CD Recensies

BRUCKNER: SYMFONIE NR. 9, JANSONS 2

Bruckner: Symfonie nr. 9 in d WAB 109. Symfonie orkest van de Beierse omroep o.l.v. Mariss Jansons. BR Klassiek 900173 (57’10”). 2018

Met het Concertgebouworkest maakte Mariss Jansons opnamen van Bruckners Symfonieën nr. 3 en 4 (RCO Live RCO 09002, 2 cd’s), 6 en 7 (RCO Live RCO 14005) en 9 (RCO Live 16001) en van nr. 7 met het Symfonie orkest van de Beierse omroep (BR 900100).

Brucker bedoelde in 1896 zijn laatste symfonie als een samenvatting van zijn levenswerk, culminerend in een orkestrale psalm ter ere van Onze Lieve Heer die hem door zware beproevingen had geloodst. Na zijn dood werd pas de finale in fragmenten teruggevonden; de laatste cruciale bladzijden daarvan ontbraken echter. Waarschijnlijk werden ze gestolen.

Gelukkig vormen de drie voltooide delen een passend, ontroerend testament. Er zijn geen uitbundige halleluja’s als tegenwicht voor de gekwelde zoektocht in het eerste en derde deel of voor de demonische razernij van het scherzo en in de climax van het laatste adagio is Bruckner op zijn wanhopigst. Maar aan het einde van dat deel met een terugblik op thema’s van zijn belangrijkste werken, vormt dit een aangrijpend afscheid.

Van dit werk bestaan langzamerhand meer dan honderd opname, Tot de mooiste uit de eerste achttien jaar van deze eeuw behoren die van Abbado (DG 479.3441) in Luzern, Haitinks laatste Londense opname uit 2013 (LSO 0746) en van Blomstedt uit Leipzig (Querstand VKJK 1215).

Jansons’ Amsterdamse opname is uit zijn laatste jaar als chef van het Concertgebouworkest waar hij als niet oer-Bruckneriaan mooi kon voortbouwen op de bestaande traditie van Jochum en Haitink.

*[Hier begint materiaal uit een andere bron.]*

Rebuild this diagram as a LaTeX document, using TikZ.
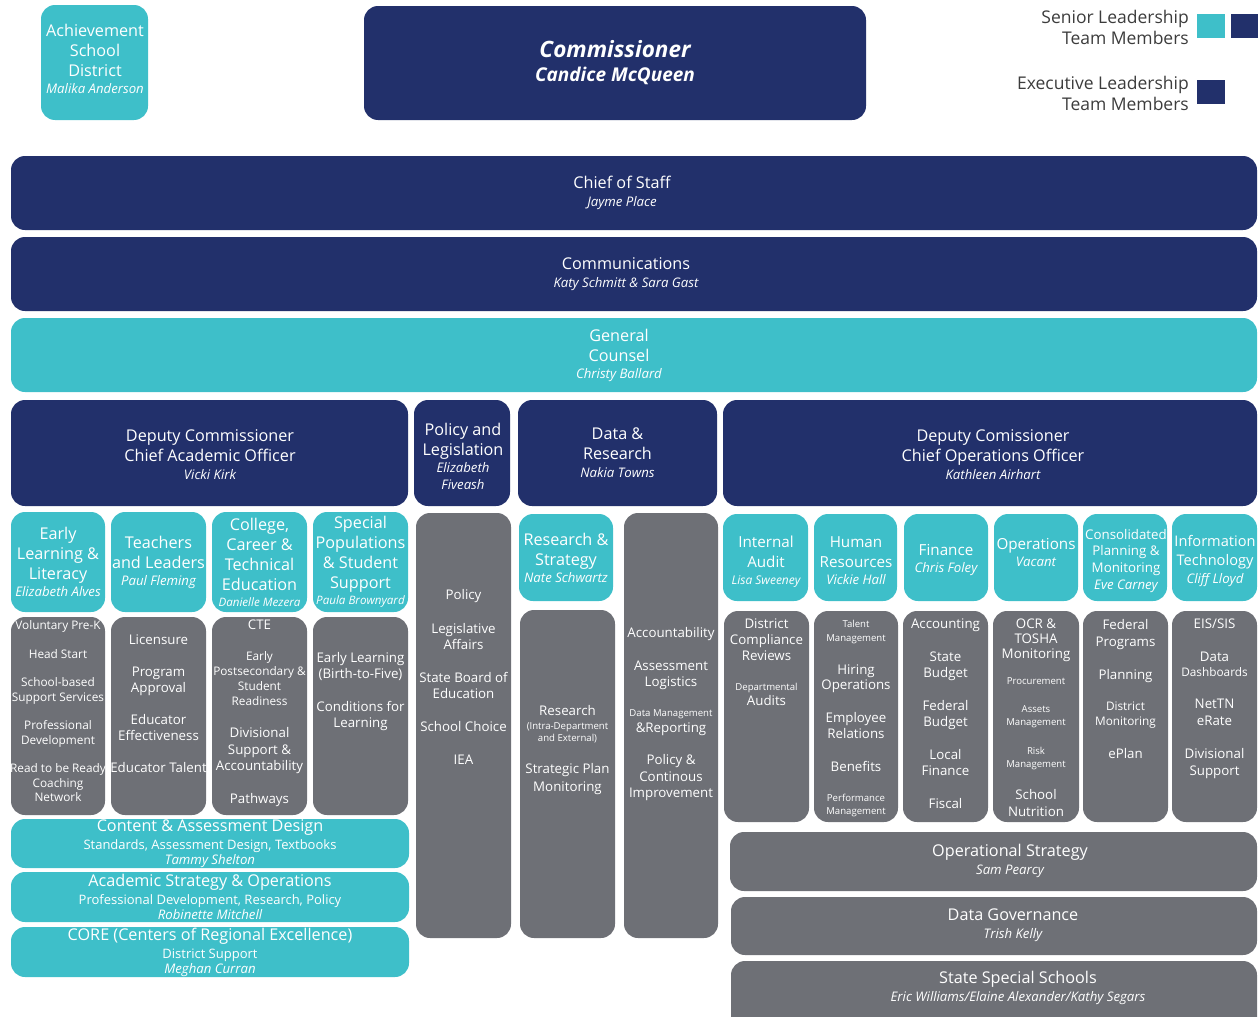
\documentclass[tikz,border=0pt]{standalone}
\usepackage{fontspec}
\setmainfont{Open Sans}
\usetikzlibrary{fit,positioning}
\definecolor{deptnavy}{HTML}{22306B}
\definecolor{deptteal}{HTML}{3EBFC9}
\definecolor{deptgray}{HTML}{6E7076}
\definecolor{legendtext}{HTML}{3C3C3C}
\newcommand{\dhead}{\fontsize{16.2}{20}\selectfont}
\newcommand{\dname}{\fontsize{13.2}{15}\selectfont\itshape}
\newcommand{\dnarrow}{\fontsize{11.6}{14}\selectfont\itshape}
\newcommand{\ditem}{\fontsize{13.3}{16}\selectfont}
\newcommand{\dsmall}{\fontsize{11.8}{14.5}\selectfont}
\newcommand{\dtiny}{\fontsize{9.6}{12}\selectfont}
\newcommand{\dline}{\fontsize{13}{15}\selectfont}

\begin{document}
\begin{tikzpicture}[x=1pt, y=-1pt,
    box/.style={rounded corners=14pt, inner sep=0pt},
    navybox/.style={box, fill=deptnavy},
    tealbox/.style={box, fill=deptteal},
    graybox/.style={box, fill=deptgray},
    label/.style={text=white, align=center, inner sep=0pt, font=\dhead},
    items/.style={text=white, align=center, inner sep=0pt, font=\ditem},
    chip/.style={inner sep=0pt, minimum width=28pt, minimum height=24pt, anchor=north west},
    legend/.style={text=legendtext, align=right, anchor=east, inner sep=0pt, font=\fontsize{17.5}{21}\selectfont}]
    \path[use as bounding box] (0,0) rectangle (1258,1017);
    \clip (0,0) rectangle (1258,1017);
    % top row and legend
    \node[tealbox, fit={(41,5) (148,120)}] (asd) {};
    \node[label] (lasd) at (95,59) {Achievement\\School\\District\\[-3pt]{\dname Malika Anderson}};
    \node[navybox, fit={(364,6) (866,120)}] (comm) {};
    \node[label, font=\fontsize{19}{24}\selectfont\bfseries\itshape] (lcomm) at (comm) {{\fontsize{22.5}{26}\selectfont Commissioner}\\Candice McQueen};
    \node[legend] (senior) at (1189,27) {Senior Leadership\\Team Members};
    \node[chip, fill=deptteal] (chipteal) at (1197,14) {};
    \node[chip, fill=deptnavy] (chipnavy) at (1231,14) {};
    \node[legend] (exec) at (1189,93) {Executive Leadership\\Team Members};
    \node[chip, fill=deptnavy] (chipexec) at (1197,80) {};
    % full width bars
    \node[navybox, fit={(11,156) (1257,230)}] (cos) {};
    \node[label] (lcos) at (622,193) {Chief of Staff\\[-2pt]{\dname Jayme Place}};
    \node[navybox, fit={(11,237) (1257,311)}] (com) {};
    \node[label] (lcom) at (626,274) {Communications\\[-2pt]{\dname Katy Schmitt \& Sara Gast}};
    \node[tealbox, fit={(11,318) (1257,392)}] (gc) {};
    \node[label] (lgc) at (619,355) {General\\Counsel\\[-3pt]{\dname Christy Ballard}};
    % divisions
    \node[navybox, fit={(11,400) (408,506)}] (cao) {};
    \node[label] (lcao) at (210,455) {Deputy Commissioner\\Chief Academic Officer\\[-2pt]{\dname Vicki Kirk}};
    \node[navybox, fit={(414,400) (510,506)}] (pol) {};
    \node[label] (lpol) at (463,456) {Policy and\\Legislation\\[-3pt]{\dname Elizabeth}\\[-3pt]{\dname Fiveash}};
    \node[navybox, fit={(518,400) (717,506)}] (dat) {};
    \node[label] (ldat) at (dat) {Data \&\\Research\\[-2pt]{\dname Nakia Towns}};
    \node[navybox, fit={(723,400) (1257,506)}] (coo) {};
    \node[label] (lcoo) at (993,455) {Deputy Comissioner\\Chief Operations Officer\\[-2pt]{\dname Kathleen Airhart}};
    % academic offices
    \node[tealbox, fit={(11,512) (105,612)}] (el) {};
    \node[label] (lel) at (el) {Early\\Learning \&\\Literacy\\[-3pt]{\dname Elizabeth Alves}};
    \node[tealbox, fit={(111,512) (206,612)}] (tl) {};
    \node[label] (ltl) at (tl) {Teachers\\and Leaders\\[-3pt]{\dname Paul Fleming}};
    \node[tealbox, fit={(212,512) (307,612)}] (cct) {};
    \node[label] (lcct) at (cct) {College,\\Career \&\\Technical\\Education\\[-4pt]{\dnarrow Danielle Mezera}};
    \node[tealbox, fit={(313,512) (408,612)}] (sps) {};
    \node[label] (lsps) at (sps) {Special\\Populations\\\& Student\\Support\\[-4pt]{\dnarrow Paula Brownyard}};
    \node[graybox, fit={(11,617) (105,815)}] (gel) {};
    \node[graybox, fit={(111,617) (206,815)}] (gtl) {};
    \node[graybox, fit={(212,617) (307,815)}] (gcct) {};
    \node[graybox, fit={(313,617) (408,815)}] (gsps) {};
    \node[items, font=\dsmall, below=4pt of gel.north] (tel) {Voluntary Pre-K\\[14pt]Head Start\\[14pt]School-based\\Support Services\\[14pt]Professional\\Development\\[14pt]Read to be Ready\\Coaching\\Network};
    \node[items, below=18pt of gtl.north] (ttl) {Licensure\\[16pt]Program\\Approval\\[16pt]Educator\\Effectiveness\\[16pt]Educator Talent};
    \node[items, below=3pt of gcct.north] (tcct) {CTE\\[15pt]{\dsmall Early}\\[-1pt]{\dsmall Postsecondary \&}\\[-1pt]{\dsmall Student}\\[-1pt]{\dsmall Readiness}\\[16pt]Divisional\\[1pt]Support \&\\Accountability\\[17pt]Pathways};
    \node[items, below=35pt of gsps.north] (tsps) {Early Learning\\(Birth-to-Five)\\[17pt]Conditions for\\Learning};
    \node[tealbox, fit={(11,819) (409,868)}] (cad) {};
    \node[label] (lcad) at (cad) {Content \& Assessment Design\\[-2pt]{\dline Standards, Assessment Design, Textbooks}\\[-5pt]{\dname Tammy Shelton}};
    \node[tealbox, fit={(11,872) (409,922)}] (aso) {};
    \node[label] (laso) at (aso) {Academic Strategy \& Operations\\[-2pt]{\dline Professional Development, Research, Policy}\\[-5pt]{\dname Robinette Mitchell}};
    \node[tealbox, fit={(11,927) (409,977)}] (core) {};
    \node[label] (lcore) at (core) {CORE (Centers of Regional Excellence)\\[-2pt]{\dline District Support}\\[-5pt]{\dname Meghan Curran}};
    % policy and data columns
    \node[graybox, fit={(416,513) (511,938)}] (gpol) {};
    \node[items, below=76pt of gpol.north] (tpol) {Policy\\[18pt]Legislative\\Affairs\\[17pt]State Board of\\Education\\[17pt]School Choice\\[17pt]IEA};
    \node[tealbox, fit={(519,514) (613,601)}] (rs) {};
    \node[label] (lrs) at (rs) {Research \&\\Strategy\\[-3pt]{\dname Nate Schwartz}};
    \node[graybox, fit={(520,610) (615,938)}] (grs) {};
    \node[items, below=95pt of grs.north] (trs) {Research\\[-2pt]{\dtiny (Intra-Department}\\[-4pt]{\dtiny and External)}\\[16pt]Strategic Plan\\[2pt]Monitoring};
    \node[graybox, fit={(624,513) (718,938)}] (gdat) {};
    \node[items, below=114pt of gdat.north] (tdat) {Accountability\\[17pt]Assessment\\Logistics\\[14pt]{\dtiny Data Management}\\\&Reporting\\[16pt]Policy \&\\[1pt]Continous\\Improvement};
    % operations offices
    \node[tealbox, fit={(723,514) (808,601)}] (ia) {};
    \node[label, font=\fontsize{15.2}{20}\selectfont] (lia) at (766,562) {Internal\\Audit\\[-3pt]{\fontsize{12}{14}\selectfont\itshape Lisa Sweeney}};
    \node[tealbox, fit={(814,514) (897,601)}] (hr) {};
    \node[label, font=\fontsize{15.2}{20}\selectfont] (lhr) at (856,561) {Human\\Resources\\[-3pt]{\dname Vickie Hall}};
    \node[tealbox, fit={(904,514) (988,601)}] (fin) {};
    \node[label, font=\fontsize{15.2}{20}\selectfont] (lfin) at (946,560) {Finance\\[-3pt]{\dname Chris Foley}};
    \node[tealbox, fit={(994,514) (1078,601)}] (ops) {};
    \node[label, font=\fontsize{15.2}{20}\selectfont] (lops) at (1036,552) {Operations\\[-3pt]{\dname Vacant}};
    \node[tealbox, fit={(1083,514) (1167,601)}] (cpm) {};
    \node[label, font=\fontsize{13.3}{16.5}\selectfont] (lcpm) at (1126,561) {Consolidated\\Planning \&\\Monitoring\\[0.5pt]{\dname Eve Carney}};
    \node[tealbox, fit={(1172,514) (1257,601)}] (it) {};
    \node[label, font=\fontsize{14.6}{19}\selectfont] (lit) at (1215,561) {Information\\Technology\\[-1pt]{\dname Cliff Lloyd}};
    \node[graybox, fit={(724,611) (809,822)}] (gia) {};
    \node[graybox, fit={(814,611) (898,822)}] (ghr) {};
    \node[graybox, fit={(903,611) (988,822)}] (gfin) {};
    \node[graybox, fit={(993,611) (1079,822)}] (gops) {};
    \node[graybox, fit={(1083,611) (1168,822)}] (gcpm) {};
    \node[graybox, fit={(1172,611) (1257,822)}] (git) {};
    \node[items, below=8pt of gia.north] (tia) {District\\Compliance\\Reviews\\[14pt]{\dtiny Departmental}\\[-1pt]Audits};
    \node[items, below=9pt of ghr.north] (thr) {{\dtiny Talent}\\[-2pt]{\dtiny Management}\\[17pt]Hiring\\[-1pt]Operations\\[17pt]Employee\\Relations\\[17pt]Benefits\\[14pt]{\dtiny Performance}\\[-3pt]{\dtiny Management}};
    \node[items, below=8pt of gfin.north] (tfin) {Accounting\\[17pt]State\\Budget\\[17pt]Federal\\Budget\\[17pt]Local\\Finance\\[17pt]Fiscal};
    \node[items, below=8pt of gops.north] (tops) {OCR \&\\[-1pt]TOSHA\\[-1pt]Monitoring\\[10pt]{\dtiny Procurement}\\[12pt]{\dtiny Assets}\\[-3pt]{\dtiny Management}\\[13pt]{\dtiny Risk}\\[-3pt]{\dtiny Management}\\[16pt]School\\[1pt]Nutrition};
    \node[items, below=8pt of gcpm.north] (tcpm) {Federal\\[1pt]Programs\\[17pt]Planning\\[15pt]{\dsmall District}\\[-1pt]{\dsmall Monitoring}\\[17pt]ePlan};
    \node[items, below=8pt of git.north] (tit) {EIS/SIS\\[17pt]Data\\[-1pt]{\dsmall Dashboards}\\[16pt]NetTN\\[1pt]eRate\\[17pt]Divisional\\[1pt]Support};
    % operations bars
    \node[graybox, fit={(730,832) (1257,891)}] (ost) {};
    \node[label] (lost) at (1010,861) {Operational Strategy\\[-2pt]{\dname Sam Pearcy}};
    \node[graybox, fit={(731,897) (1257,955)}] (dgov) {};
    \node[label] (ldgov) at (1013,925) {Data Governance\\[-2pt]{\dname Trish Kelly}};
    \node[graybox, fit={(731,961) (1257,1035)}] (sss) {};
    \node[label] (lsss) at (1018,988) {State Special Schools\\[-2pt]{\dname Eric Williams/Elaine Alexander/Kathy Segars}};
\end{tikzpicture}
\end{document}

Aan felheid en en gedreven eerbiedwaardigheid geen gebrek, maar het ontbrak misschien nog wat aan wat uitgediepte mystiek.

Een paar jaar later in München is daar wel sprake van. Hij neemt zich ook iets meer tijd voor het werk (57’10” tegen 54’42”).

De structuur kent geen hiaten in het eerste deel en de reikwijdte van stemming en typering is immens, van de zinsbegoochelende sensualiteit van het centrale trio uit het scherzo tot het ijle koraal in het adagio. Het slot is vol kalmerende schoonheid. Alles gebundeld in één grote visie.